- SHORT PROBLEM
Every record should be copied exactly, except that pictures are to be omitted.

- SUPPLIED ENTRIES
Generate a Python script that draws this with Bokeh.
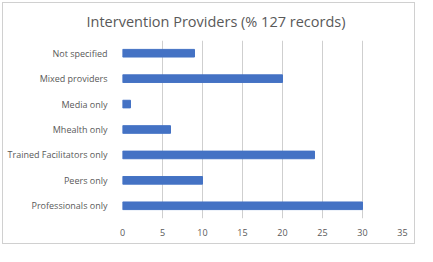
from bokeh.plotting import figure
from bokeh.embed import file_html
from bokeh.resources import INLINE
from bokeh.models import Range1d, FixedTicker

categories = ["Not specified", "Mixed providers", "Media only", "Mhealth only",
              "Trained Facilitators only", "Peers only", "Professionals only"]
values = [9, 20, 1, 6, 24, 10, 30]
x_ticks = [0, 5, 10, 15, 20, 25, 30, 35]

cats_bottom_up = list(reversed(categories))
vals_bottom_up = list(reversed(values))

p = figure(width=417, height=246, y_range=cats_bottom_up, x_range=Range1d(0, 35),
           output_backend="svg", toolbar_location=None,
           min_border_left=122, min_border_right=15, min_border_top=40, min_border_bottom=28)
p.hbar(y=cats_bottom_up, right=vals_bottom_up, left=0, height=0.3, color="#4472C4")

p.title.text = "Intervention Providers (% 127 records)"
p.title.align = "left"
p.title.offset = -36
p.title.standoff = 19
p.title.text_font = "Open Sans"
p.title.text_font_size = "14.5px"
p.title.text_font_style = "normal"
p.title.text_color = "#595959"

p.xaxis.ticker = FixedTicker(ticks=x_ticks)
for ax in (p.xaxis[0], p.yaxis[0]):
    ax.axis_line_color = None
    ax.major_tick_line_color = None
    ax.minor_tick_line_color = None
    ax.major_label_text_font = "Open Sans"
    ax.major_label_text_font_size = "9px"
    ax.major_label_text_color = "#595959"
p.yaxis.major_label_standoff = 9
p.xaxis.major_label_standoff = 4
p.ygrid.grid_line_color = None
p.xgrid.grid_line_color = "#CFCFCF"
p.outline_line_color = None
p.border_fill_color = None
p.background_fill_color = "#FFFFFF"
p.styles = {"background-color": "#FFFFFF",
            "box-shadow": "inset 0 0 0 2px #FFFFFF, inset 0 0 0 3px #D0D0D0"}

open("out.html", "w").write(file_html(p, INLINE))
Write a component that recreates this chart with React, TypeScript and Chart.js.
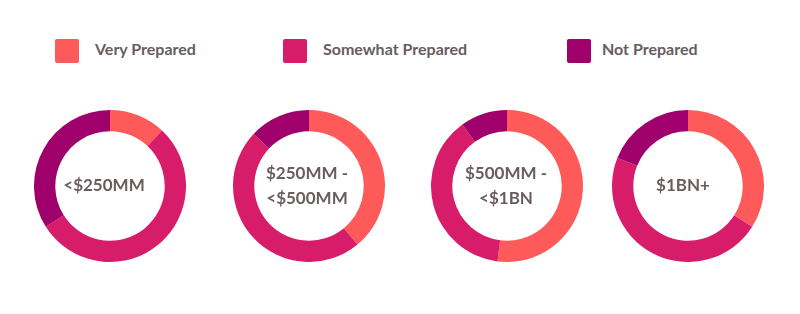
import React, { useEffect, useRef } from "react";
import { Chart, registerables } from "chart.js";

Chart.register(...registerables);

const seriesNames = ["Very Prepared", "Somewhat Prepared", "Not Prepared"];
const seriesColors = ["#fe5a5a", "#d71c69", "#9f006b"];
const categories = [["<$250MM"], ["$250MM -", "<$500MM"], ["$500MM -", "<$1BN"], ["$1BN+"]];
const veryPrepared = [12, 39, 52, 34];
const somewhatPrepared = [54, 48, 38, 47];
const notPrepared = [34, 13, 10, 19];

const centersX = [110, 309, 507, 688];
const labelShiftX = [-6, -2, -1, -5];
const centerY = 186;
const radius = 76;
const legendX = [55, 283, 567];
const legendTextX = [95, 323, 602];
const textColor = "#675d5d";
const fontFamily = "Lato, 'Open Sans', sans-serif";

function Donut({ idx }: { idx: number }) {
  const ref = useRef<HTMLCanvasElement>(null);
  useEffect(() => {
    if (!ref.current) return;
    const lines = categories[idx];
    const chart = new Chart(ref.current, {
      type: "doughnut",
      data: {
        labels: seriesNames,
        datasets: [
          {
            data: [veryPrepared[idx], somewhatPrepared[idx], notPrepared[idx]],
            backgroundColor: seriesColors,
            borderWidth: 0,
          },
        ],
      },
      options: {
        responsive: false,
        animation: false,
        cutout: "72%",
        layout: { padding: 0 },
        plugins: { legend: { display: false }, tooltip: { enabled: false } },
      },
      plugins: [
        {
          id: "centerText",
          afterDraw(c: any) {
            const ctx = c.ctx;
            const { left, right, top, bottom } = c.chartArea;
            const cx = (left + right) / 2 + labelShiftX[idx];
            const cy = (top + bottom) / 2;
            ctx.save();
            ctx.fillStyle = textColor;
            ctx.font = `bold 17px ${fontFamily}`;
            ctx.textAlign = "center";
            ctx.textBaseline = "middle";
            const lh = 25.5;
            const start = cy - ((lines.length - 1) * lh) / 2;
            lines.forEach((l, i) => ctx.fillText(l, cx, start + i * lh));
            ctx.restore();
          },
        },
      ],
    });
    return () => chart.destroy();
  }, [idx]);
  return (
    <canvas
      ref={ref}
      width={radius * 2}
      height={radius * 2}
      style={{
        position: "absolute",
        left: centersX[idx] - radius,
        top: centerY - radius,
        width: radius * 2,
        height: radius * 2,
      }}
    />
  );
}

export default function App() {
  return (
    <div
      style={{
        position: "fixed",
        left: 0,
        top: 0,
        width: 800,
        height: 314,
        background: "#ffffff",
        fontFamily,
      }}
    >
      {seriesNames.map((name, i) => (
        <div key={name}>
          <div
            style={{
              position: "absolute",
              left: legendX[i],
              top: 39,
              width: 24,
              height: 24,
              borderRadius: 2,
              background: seriesColors[i],
            }}
          />
          <div
            style={{
              position: "absolute",
              left: legendTextX[i],
              top: 38,
              height: 24,
              lineHeight: "22px",
              fontSize: 16,
              fontWeight: 700,
              color: textColor,
              whiteSpace: "nowrap",
            }}
          >
            {name}
          </div>
        </div>
      ))}
      {categories.map((_, i) => (
        <Donut key={i} idx={i} />
      ))}
    </div>
  );
}
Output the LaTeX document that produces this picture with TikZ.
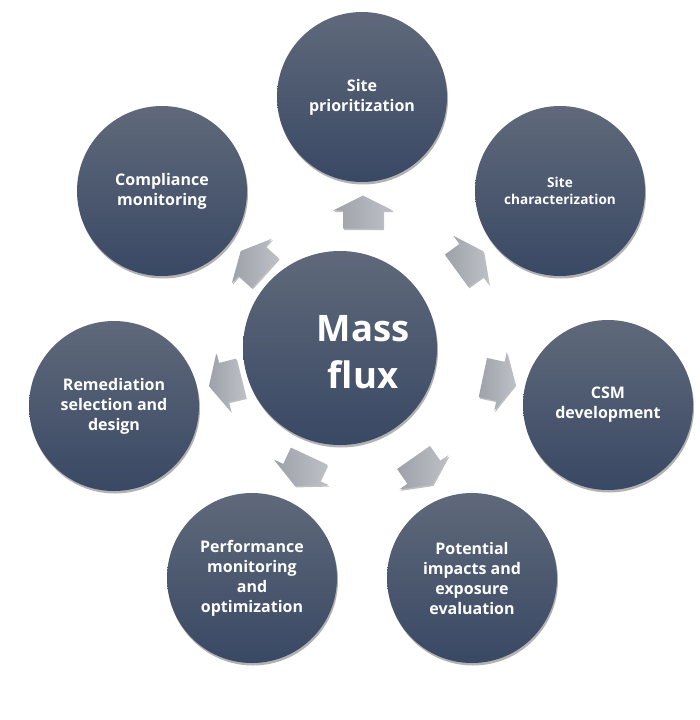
\documentclass[tikz,border=0pt]{standalone}
\usepackage{fontspec}
\setmainfont{Open Sans}
\usetikzlibrary{shadows}
\definecolor{ctop}{RGB}{95,105,122}
\definecolor{cbot}{RGB}{57,72,100}
\definecolor{atop}{RGB}{190,192,198}
\definecolor{abot}{RGB}{158,161,169}
\tikzset{
 bubble/.style={circle, minimum size=170pt, inner sep=0pt, top color=ctop, bottom color=cbot,
   draw=none, text=white, align=center, font=\bfseries\fontsize{16}{20}\selectfont,
   drop shadow={opacity=0.3, shadow xshift=1pt, shadow yshift=-2.5pt, fill=black}},
 hub/.style={bubble, minimum size=194pt},
 hubtext/.style={text=white, align=center, inner sep=0pt, font=\bfseries\fontsize{36.5}{47}\selectfont},
 flow/.style={left color=abot, right color=atop, draw=none,
   drop shadow={opacity=0.25, shadow xshift=1pt, shadow yshift=-1.5pt, fill=black}}
}
\newcommand{\flowarrow}[2]{%
 \begin{scope}[shift={#1}, rotate=#2]
  \path[flow] (-16.5pt,-20pt) -- (1.5pt,-20pt) -- (1.5pt,-30pt) -- (16.5pt,0pt)
     -- (1.5pt,30pt) -- (1.5pt,20pt) -- (-16.5pt,20pt) -- cycle;
 \end{scope}}
\begin{document}
\begin{tikzpicture}[x=1pt,y=-1pt]
\useasboundingbox[fill=white] (0,0) rectangle (700,720);
\node[hub] (hub) at (340,348) {};
\node[hubtext] (hubtext) at (363,352) {Mass\\flux};
\node[bubble] (prio) at (362,97) {Site\\prioritization};
\node[bubble, font=\bfseries\fontsize{13.6}{17}\selectfont] (char) at (560,191) {Site\\characterization};
\node[bubble] (csm) at (608,405) {CSM\\development};
\node[bubble] (imp) at (472,578) {Potential\\impacts and\\exposure\\evaluation};
\node[bubble] (perf) at (252,578) {Performance\\monitoring\\and\\optimization};
\node[bubble] (rem) at (114,406) {Remediation\\selection and\\design};
\node[bubble] (comp) at (162,191) {Compliance\\monitoring};
\flowarrow{(363,212)}{90}
\flowarrow{(470,261)}{36}
\flowarrow{(499,381)}{-12}
\flowarrow{(423,471)}{-55}
\flowarrow{(302,471)}{-115}
\flowarrow{(225,382)}{-166}
\flowarrow{(253,262)}{138}
\end{tikzpicture}
\end{document}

- SOLUTION TO THE PROBLEM
Generate a Python script that draws this with Bokeh.
from bokeh.plotting import figure
from bokeh.embed import file_html
from bokeh.resources import INLINE
from bokeh.models import Range1d, FixedTicker

categories = ["Not specified", "Mixed providers", "Media only", "Mhealth only",
              "Trained Facilitators only", "Peers only", "Professionals only"]
values = [9, 20, 1, 6, 24, 10, 30]
x_ticks = [0, 5, 10, 15, 20, 25, 30, 35]

cats_bottom_up = list(reversed(categories))
vals_bottom_up = list(reversed(values))

p = figure(width=417, height=246, y_range=cats_bottom_up, x_range=Range1d(0, 35),
           output_backend="svg", toolbar_location=None,
           min_border_left=122, min_border_right=15, min_border_top=40, min_border_bottom=28)
p.hbar(y=cats_bottom_up, right=vals_bottom_up, left=0, height=0.3, color="#4472C4")

p.title.text = "Intervention Providers (% 127 records)"
p.title.align = "left"
p.title.offset = -36
p.title.standoff = 19
p.title.text_font = "Open Sans"
p.title.text_font_size = "14.5px"
p.title.text_font_style = "normal"
p.title.text_color = "#595959"

p.xaxis.ticker = FixedTicker(ticks=x_ticks)
for ax in (p.xaxis[0], p.yaxis[0]):
    ax.axis_line_color = None
    ax.major_tick_line_color = None
    ax.minor_tick_line_color = None
    ax.major_label_text_font = "Open Sans"
    ax.major_label_text_font_size = "9px"
    ax.major_label_text_color = "#595959"
p.yaxis.major_label_standoff = 9
p.xaxis.major_label_standoff = 4
p.ygrid.grid_line_color = None
p.xgrid.grid_line_color = "#CFCFCF"
p.outline_line_color = None
p.border_fill_color = None
p.background_fill_color = "#FFFFFF"
p.styles = {"background-color": "#FFFFFF",
            "box-shadow": "inset 0 0 0 2px #FFFFFF, inset 0 0 0 3px #D0D0D0"}

open("out.html", "w").write(file_html(p, INLINE))
Write a component that recreates this chart with React, TypeScript and Chart.js.
import React, { useEffect, useRef } from "react";
import { Chart, registerables } from "chart.js";

Chart.register(...registerables);

const seriesNames = ["Very Prepared", "Somewhat Prepared", "Not Prepared"];
const seriesColors = ["#fe5a5a", "#d71c69", "#9f006b"];
const categories = [["<$250MM"], ["$250MM -", "<$500MM"], ["$500MM -", "<$1BN"], ["$1BN+"]];
const veryPrepared = [12, 39, 52, 34];
const somewhatPrepared = [54, 48, 38, 47];
const notPrepared = [34, 13, 10, 19];

const centersX = [110, 309, 507, 688];
const labelShiftX = [-6, -2, -1, -5];
const centerY = 186;
const radius = 76;
const legendX = [55, 283, 567];
const legendTextX = [95, 323, 602];
const textColor = "#675d5d";
const fontFamily = "Lato, 'Open Sans', sans-serif";

function Donut({ idx }: { idx: number }) {
  const ref = useRef<HTMLCanvasElement>(null);
  useEffect(() => {
    if (!ref.current) return;
    const lines = categories[idx];
    const chart = new Chart(ref.current, {
      type: "doughnut",
      data: {
        labels: seriesNames,
        datasets: [
          {
            data: [veryPrepared[idx], somewhatPrepared[idx], notPrepared[idx]],
            backgroundColor: seriesColors,
            borderWidth: 0,
          },
        ],
      },
      options: {
        responsive: false,
        animation: false,
        cutout: "72%",
        layout: { padding: 0 },
        plugins: { legend: { display: false }, tooltip: { enabled: false } },
      },
      plugins: [
        {
          id: "centerText",
          afterDraw(c: any) {
            const ctx = c.ctx;
            const { left, right, top, bottom } = c.chartArea;
            const cx = (left + right) / 2 + labelShiftX[idx];
            const cy = (top + bottom) / 2;
            ctx.save();
            ctx.fillStyle = textColor;
            ctx.font = `bold 17px ${fontFamily}`;
            ctx.textAlign = "center";
            ctx.textBaseline = "middle";
            const lh = 25.5;
            const start = cy - ((lines.length - 1) * lh) / 2;
            lines.forEach((l, i) => ctx.fillText(l, cx, start + i * lh));
            ctx.restore();
          },
        },
      ],
    });
    return () => chart.destroy();
  }, [idx]);
  return (
    <canvas
      ref={ref}
      width={radius * 2}
      height={radius * 2}
      style={{
        position: "absolute",
        left: centersX[idx] - radius,
        top: centerY - radius,
        width: radius * 2,
        height: radius * 2,
      }}
    />
  );
}

export default function App() {
  return (
    <div
      style={{
        position: "fixed",
        left: 0,
        top: 0,
        width: 800,
        height: 314,
        background: "#ffffff",
        fontFamily,
      }}
    >
      {seriesNames.map((name, i) => (
        <div key={name}>
          <div
            style={{
              position: "absolute",
              left: legendX[i],
              top: 39,
              width: 24,
              height: 24,
              borderRadius: 2,
              background: seriesColors[i],
            }}
          />
          <div
            style={{
              position: "absolute",
              left: legendTextX[i],
              top: 38,
              height: 24,
              lineHeight: "22px",
              fontSize: 16,
              fontWeight: 700,
              color: textColor,
              whiteSpace: "nowrap",
            }}
          >
            {name}
          </div>
        </div>
      ))}
      {categories.map((_, i) => (
        <Donut key={i} idx={i} />
      ))}
    </div>
  );
}
Output the LaTeX document that produces this picture with TikZ.
\documentclass[tikz,border=0pt]{standalone}
\usepackage{fontspec}
\setmainfont{Open Sans}
\usetikzlibrary{shadows}
\definecolor{ctop}{RGB}{95,105,122}
\definecolor{cbot}{RGB}{57,72,100}
\definecolor{atop}{RGB}{190,192,198}
\definecolor{abot}{RGB}{158,161,169}
\tikzset{
 bubble/.style={circle, minimum size=170pt, inner sep=0pt, top color=ctop, bottom color=cbot,
   draw=none, text=white, align=center, font=\bfseries\fontsize{16}{20}\selectfont,
   drop shadow={opacity=0.3, shadow xshift=1pt, shadow yshift=-2.5pt, fill=black}},
 hub/.style={bubble, minimum size=194pt},
 hubtext/.style={text=white, align=center, inner sep=0pt, font=\bfseries\fontsize{36.5}{47}\selectfont},
 flow/.style={left color=abot, right color=atop, draw=none,
   drop shadow={opacity=0.25, shadow xshift=1pt, shadow yshift=-1.5pt, fill=black}}
}
\newcommand{\flowarrow}[2]{%
 \begin{scope}[shift={#1}, rotate=#2]
  \path[flow] (-16.5pt,-20pt) -- (1.5pt,-20pt) -- (1.5pt,-30pt) -- (16.5pt,0pt)
     -- (1.5pt,30pt) -- (1.5pt,20pt) -- (-16.5pt,20pt) -- cycle;
 \end{scope}}
\begin{document}
\begin{tikzpicture}[x=1pt,y=-1pt]
\useasboundingbox[fill=white] (0,0) rectangle (700,720);
\node[hub] (hub) at (340,348) {};
\node[hubtext] (hubtext) at (363,352) {Mass\\flux};
\node[bubble] (prio) at (362,97) {Site\\prioritization};
\node[bubble, font=\bfseries\fontsize{13.6}{17}\selectfont] (char) at (560,191) {Site\\characterization};
\node[bubble] (csm) at (608,405) {CSM\\development};
\node[bubble] (imp) at (472,578) {Potential\\impacts and\\exposure\\evaluation};
\node[bubble] (perf) at (252,578) {Performance\\monitoring\\and\\optimization};
\node[bubble] (rem) at (114,406) {Remediation\\selection and\\design};
\node[bubble] (comp) at (162,191) {Compliance\\monitoring};
\flowarrow{(363,212)}{90}
\flowarrow{(470,261)}{36}
\flowarrow{(499,381)}{-12}
\flowarrow{(423,471)}{-55}
\flowarrow{(302,471)}{-115}
\flowarrow{(225,382)}{-166}
\flowarrow{(253,262)}{138}
\end{tikzpicture}
\end{document}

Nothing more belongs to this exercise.